Start of Collected data
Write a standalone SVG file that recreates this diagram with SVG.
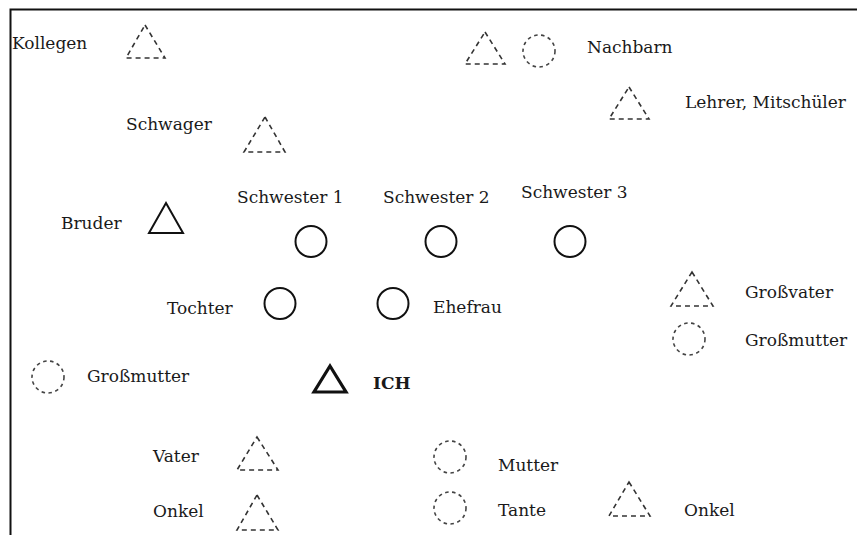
<svg xmlns="http://www.w3.org/2000/svg" width="857" height="535" viewBox="0 0 857 535">
  <style>
    .lbl { font-family: "DejaVu Serif", "Liberation Serif", serif; font-size: 17px; fill: #1a1a1a; }
    .bold { font-weight: bold; }
    .solid { fill: none; stroke: #111; stroke-width: 2; }
    .thick { fill: none; stroke: #111; stroke-width: 3.2; stroke-linejoin: miter; }
    .dtri { fill: none; stroke: #333; stroke-width: 1.6; stroke-dasharray: 5 4; }
    .dcirc { fill: none; stroke: #444; stroke-width: 1.6; stroke-dasharray: 3.5 3.5; }
  </style>
  <rect width="857" height="535" fill="#fff"/>
  <!-- frame (top and left edges only) -->
  <path d="M10.5 535 V9.5 H857" fill="none" stroke="#111" stroke-width="2"/>

  <g id="connectors"/>

  <g id="kollegen">
    <text class="lbl" x="12" y="49">Kollegen</text>
    <polygon class="dtri" points="145,25 165,58 126,58"/>
  </g>
  <g id="nachbarn">
    <polygon class="dtri" points="485,32 505,64 465,64"/>
    <circle class="dcirc" cx="539" cy="51" r="16"/>
    <text class="lbl" x="587" y="53">Nachbarn</text>
  </g>
  <g id="lehrer">
    <polygon class="dtri" points="629,87 649,119 609,119"/>
    <text class="lbl" x="685" y="108">Lehrer, Mitschüler</text>
  </g>
  <g id="schwager">
    <text class="lbl" x="126" y="130">Schwager</text>
    <polygon class="dtri" points="265,117 285,152 244,152"/>
  </g>
  <g id="bruder">
    <text class="lbl" x="61" y="229">Bruder</text>
    <polygon class="solid" points="166,203 183,233 149,233"/>
  </g>
  <g id="schwester1">
    <text class="lbl" x="237" y="203">Schwester 1</text>
    <circle class="solid" cx="311" cy="241.5" r="15.5"/>
  </g>
  <g id="schwester2">
    <text class="lbl" x="383" y="203">Schwester 2</text>
    <circle class="solid" cx="441" cy="241.5" r="15.5"/>
  </g>
  <g id="schwester3">
    <text class="lbl" x="521" y="198">Schwester 3</text>
    <circle class="solid" cx="570" cy="241.5" r="15.5"/>
  </g>
  <g id="tochter">
    <text class="lbl" x="167" y="314">Tochter</text>
    <circle class="solid" cx="280" cy="303.5" r="15.5"/>
  </g>
  <g id="ehefrau">
    <circle class="solid" cx="393" cy="303.5" r="15.5"/>
    <text class="lbl" x="433" y="313">Ehefrau</text>
  </g>
  <g id="grossvater">
    <polygon class="dtri" points="692,272 713,306 671,306"/>
    <text class="lbl" x="745" y="298">Großvater</text>
  </g>
  <g id="grossmutter-r">
    <circle class="dcirc" cx="689" cy="339" r="16"/>
    <text class="lbl" x="745" y="346">Großmutter</text>
  </g>
  <g id="grossmutter-l">
    <circle class="dcirc" cx="48" cy="377" r="16"/>
    <text class="lbl" x="87" y="382">Großmutter</text>
  </g>
  <g id="ich">
    <polygon class="thick" points="330,366 346,392 314,392"/>
    <text class="lbl bold" x="373" y="389">ICH</text>
  </g>
  <g id="vater">
    <text class="lbl" x="153" y="462">Vater</text>
    <polygon class="dtri" points="257,437 278,470 237,470"/>
  </g>
  <g id="onkel-l">
    <text class="lbl" x="153" y="517">Onkel</text>
    <polygon class="dtri" points="257,495 278,530 237,530"/>
  </g>
  <g id="mutter">
    <circle class="dcirc" cx="450" cy="457" r="16"/>
    <text class="lbl" x="498" y="471">Mutter</text>
  </g>
  <g id="tante">
    <circle class="dcirc" cx="450" cy="508" r="16"/>
    <text class="lbl" x="498" y="516">Tante</text>
  </g>
  <g id="onkel-r">
    <polygon class="dtri" points="629,482 650,516 609,516"/>
    <text class="lbl" x="684" y="516">Onkel</text>
  </g>
</svg>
End of Collected data
**Requirements**. Write out the whole listing exactly, and drop the pictures.

**Solution for this problem**.
Write a standalone SVG file that recreates this diagram with SVG.
<svg xmlns="http://www.w3.org/2000/svg" width="857" height="535" viewBox="0 0 857 535">
  <style>
    .lbl { font-family: "DejaVu Serif", "Liberation Serif", serif; font-size: 17px; fill: #1a1a1a; }
    .bold { font-weight: bold; }
    .solid { fill: none; stroke: #111; stroke-width: 2; }
    .thick { fill: none; stroke: #111; stroke-width: 3.2; stroke-linejoin: miter; }
    .dtri { fill: none; stroke: #333; stroke-width: 1.6; stroke-dasharray: 5 4; }
    .dcirc { fill: none; stroke: #444; stroke-width: 1.6; stroke-dasharray: 3.5 3.5; }
  </style>
  <rect width="857" height="535" fill="#fff"/>
  <!-- frame (top and left edges only) -->
  <path d="M10.5 535 V9.5 H857" fill="none" stroke="#111" stroke-width="2"/>

  <g id="connectors"/>

  <g id="kollegen">
    <text class="lbl" x="12" y="49">Kollegen</text>
    <polygon class="dtri" points="145,25 165,58 126,58"/>
  </g>
  <g id="nachbarn">
    <polygon class="dtri" points="485,32 505,64 465,64"/>
    <circle class="dcirc" cx="539" cy="51" r="16"/>
    <text class="lbl" x="587" y="53">Nachbarn</text>
  </g>
  <g id="lehrer">
    <polygon class="dtri" points="629,87 649,119 609,119"/>
    <text class="lbl" x="685" y="108">Lehrer, Mitschüler</text>
  </g>
  <g id="schwager">
    <text class="lbl" x="126" y="130">Schwager</text>
    <polygon class="dtri" points="265,117 285,152 244,152"/>
  </g>
  <g id="bruder">
    <text class="lbl" x="61" y="229">Bruder</text>
    <polygon class="solid" points="166,203 183,233 149,233"/>
  </g>
  <g id="schwester1">
    <text class="lbl" x="237" y="203">Schwester 1</text>
    <circle class="solid" cx="311" cy="241.5" r="15.5"/>
  </g>
  <g id="schwester2">
    <text class="lbl" x="383" y="203">Schwester 2</text>
    <circle class="solid" cx="441" cy="241.5" r="15.5"/>
  </g>
  <g id="schwester3">
    <text class="lbl" x="521" y="198">Schwester 3</text>
    <circle class="solid" cx="570" cy="241.5" r="15.5"/>
  </g>
  <g id="tochter">
    <text class="lbl" x="167" y="314">Tochter</text>
    <circle class="solid" cx="280" cy="303.5" r="15.5"/>
  </g>
  <g id="ehefrau">
    <circle class="solid" cx="393" cy="303.5" r="15.5"/>
    <text class="lbl" x="433" y="313">Ehefrau</text>
  </g>
  <g id="grossvater">
    <polygon class="dtri" points="692,272 713,306 671,306"/>
    <text class="lbl" x="745" y="298">Großvater</text>
  </g>
  <g id="grossmutter-r">
    <circle class="dcirc" cx="689" cy="339" r="16"/>
    <text class="lbl" x="745" y="346">Großmutter</text>
  </g>
  <g id="grossmutter-l">
    <circle class="dcirc" cx="48" cy="377" r="16"/>
    <text class="lbl" x="87" y="382">Großmutter</text>
  </g>
  <g id="ich">
    <polygon class="thick" points="330,366 346,392 314,392"/>
    <text class="lbl bold" x="373" y="389">ICH</text>
  </g>
  <g id="vater">
    <text class="lbl" x="153" y="462">Vater</text>
    <polygon class="dtri" points="257,437 278,470 237,470"/>
  </g>
  <g id="onkel-l">
    <text class="lbl" x="153" y="517">Onkel</text>
    <polygon class="dtri" points="257,495 278,530 237,530"/>
  </g>
  <g id="mutter">
    <circle class="dcirc" cx="450" cy="457" r="16"/>
    <text class="lbl" x="498" y="471">Mutter</text>
  </g>
  <g id="tante">
    <circle class="dcirc" cx="450" cy="508" r="16"/>
    <text class="lbl" x="498" y="516">Tante</text>
  </g>
  <g id="onkel-r">
    <polygon class="dtri" points="629,482 650,516 609,516"/>
    <text class="lbl" x="684" y="516">Onkel</text>
  </g>
</svg>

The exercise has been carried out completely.